* _Challenge_
Below is a listing; copy all of it exactly.

━━━━━ Dataset section ━━━━━

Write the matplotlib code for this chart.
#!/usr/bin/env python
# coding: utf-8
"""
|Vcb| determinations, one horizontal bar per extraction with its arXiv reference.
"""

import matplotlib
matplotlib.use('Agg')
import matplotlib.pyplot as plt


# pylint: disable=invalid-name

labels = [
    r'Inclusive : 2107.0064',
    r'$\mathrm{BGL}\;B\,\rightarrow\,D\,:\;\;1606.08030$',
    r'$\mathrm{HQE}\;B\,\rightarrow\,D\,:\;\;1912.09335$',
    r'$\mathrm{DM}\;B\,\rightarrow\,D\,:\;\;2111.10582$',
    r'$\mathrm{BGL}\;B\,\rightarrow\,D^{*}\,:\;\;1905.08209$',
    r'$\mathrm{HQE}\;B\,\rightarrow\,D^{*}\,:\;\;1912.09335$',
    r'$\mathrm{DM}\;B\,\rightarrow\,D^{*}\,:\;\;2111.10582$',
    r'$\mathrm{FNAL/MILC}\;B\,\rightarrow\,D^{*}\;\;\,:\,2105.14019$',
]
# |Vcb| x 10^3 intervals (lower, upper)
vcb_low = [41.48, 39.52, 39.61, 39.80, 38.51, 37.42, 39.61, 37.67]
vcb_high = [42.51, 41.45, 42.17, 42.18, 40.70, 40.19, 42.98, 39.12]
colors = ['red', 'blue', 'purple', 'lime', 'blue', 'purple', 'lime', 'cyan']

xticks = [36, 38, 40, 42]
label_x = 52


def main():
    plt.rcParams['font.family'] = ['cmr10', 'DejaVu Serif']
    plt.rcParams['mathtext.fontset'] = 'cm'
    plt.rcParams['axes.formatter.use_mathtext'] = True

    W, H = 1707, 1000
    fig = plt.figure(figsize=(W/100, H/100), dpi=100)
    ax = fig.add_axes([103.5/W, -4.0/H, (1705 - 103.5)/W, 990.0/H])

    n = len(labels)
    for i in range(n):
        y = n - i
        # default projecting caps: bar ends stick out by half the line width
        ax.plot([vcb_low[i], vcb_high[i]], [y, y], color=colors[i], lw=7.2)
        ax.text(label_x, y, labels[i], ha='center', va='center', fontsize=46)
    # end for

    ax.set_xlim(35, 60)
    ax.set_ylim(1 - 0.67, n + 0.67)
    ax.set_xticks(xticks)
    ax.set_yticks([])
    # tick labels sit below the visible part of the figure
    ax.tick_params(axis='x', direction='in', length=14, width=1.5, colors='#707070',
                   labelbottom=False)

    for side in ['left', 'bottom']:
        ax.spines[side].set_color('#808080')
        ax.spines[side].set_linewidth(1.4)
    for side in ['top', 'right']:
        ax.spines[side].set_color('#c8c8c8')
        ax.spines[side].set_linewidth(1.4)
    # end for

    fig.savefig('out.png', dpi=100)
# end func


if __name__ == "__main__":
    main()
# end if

━━━━━

* _Result of this exercise_
Write the matplotlib code for this chart.
#!/usr/bin/env python
# coding: utf-8
"""
|Vcb| determinations, one horizontal bar per extraction with its arXiv reference.
"""

import matplotlib
matplotlib.use('Agg')
import matplotlib.pyplot as plt


# pylint: disable=invalid-name

labels = [
    r'Inclusive : 2107.0064',
    r'$\mathrm{BGL}\;B\,\rightarrow\,D\,:\;\;1606.08030$',
    r'$\mathrm{HQE}\;B\,\rightarrow\,D\,:\;\;1912.09335$',
    r'$\mathrm{DM}\;B\,\rightarrow\,D\,:\;\;2111.10582$',
    r'$\mathrm{BGL}\;B\,\rightarrow\,D^{*}\,:\;\;1905.08209$',
    r'$\mathrm{HQE}\;B\,\rightarrow\,D^{*}\,:\;\;1912.09335$',
    r'$\mathrm{DM}\;B\,\rightarrow\,D^{*}\,:\;\;2111.10582$',
    r'$\mathrm{FNAL/MILC}\;B\,\rightarrow\,D^{*}\;\;\,:\,2105.14019$',
]
# |Vcb| x 10^3 intervals (lower, upper)
vcb_low = [41.48, 39.52, 39.61, 39.80, 38.51, 37.42, 39.61, 37.67]
vcb_high = [42.51, 41.45, 42.17, 42.18, 40.70, 40.19, 42.98, 39.12]
colors = ['red', 'blue', 'purple', 'lime', 'blue', 'purple', 'lime', 'cyan']

xticks = [36, 38, 40, 42]
label_x = 52


def main():
    plt.rcParams['font.family'] = ['cmr10', 'DejaVu Serif']
    plt.rcParams['mathtext.fontset'] = 'cm'
    plt.rcParams['axes.formatter.use_mathtext'] = True

    W, H = 1707, 1000
    fig = plt.figure(figsize=(W/100, H/100), dpi=100)
    ax = fig.add_axes([103.5/W, -4.0/H, (1705 - 103.5)/W, 990.0/H])

    n = len(labels)
    for i in range(n):
        y = n - i
        # default projecting caps: bar ends stick out by half the line width
        ax.plot([vcb_low[i], vcb_high[i]], [y, y], color=colors[i], lw=7.2)
        ax.text(label_x, y, labels[i], ha='center', va='center', fontsize=46)
    # end for

    ax.set_xlim(35, 60)
    ax.set_ylim(1 - 0.67, n + 0.67)
    ax.set_xticks(xticks)
    ax.set_yticks([])
    # tick labels sit below the visible part of the figure
    ax.tick_params(axis='x', direction='in', length=14, width=1.5, colors='#707070',
                   labelbottom=False)

    for side in ['left', 'bottom']:
        ax.spines[side].set_color('#808080')
        ax.spines[side].set_linewidth(1.4)
    for side in ['top', 'right']:
        ax.spines[side].set_color('#c8c8c8')
        ax.spines[side].set_linewidth(1.4)
    # end for

    fig.savefig('out.png', dpi=100)
# end func


if __name__ == "__main__":
    main()
# end if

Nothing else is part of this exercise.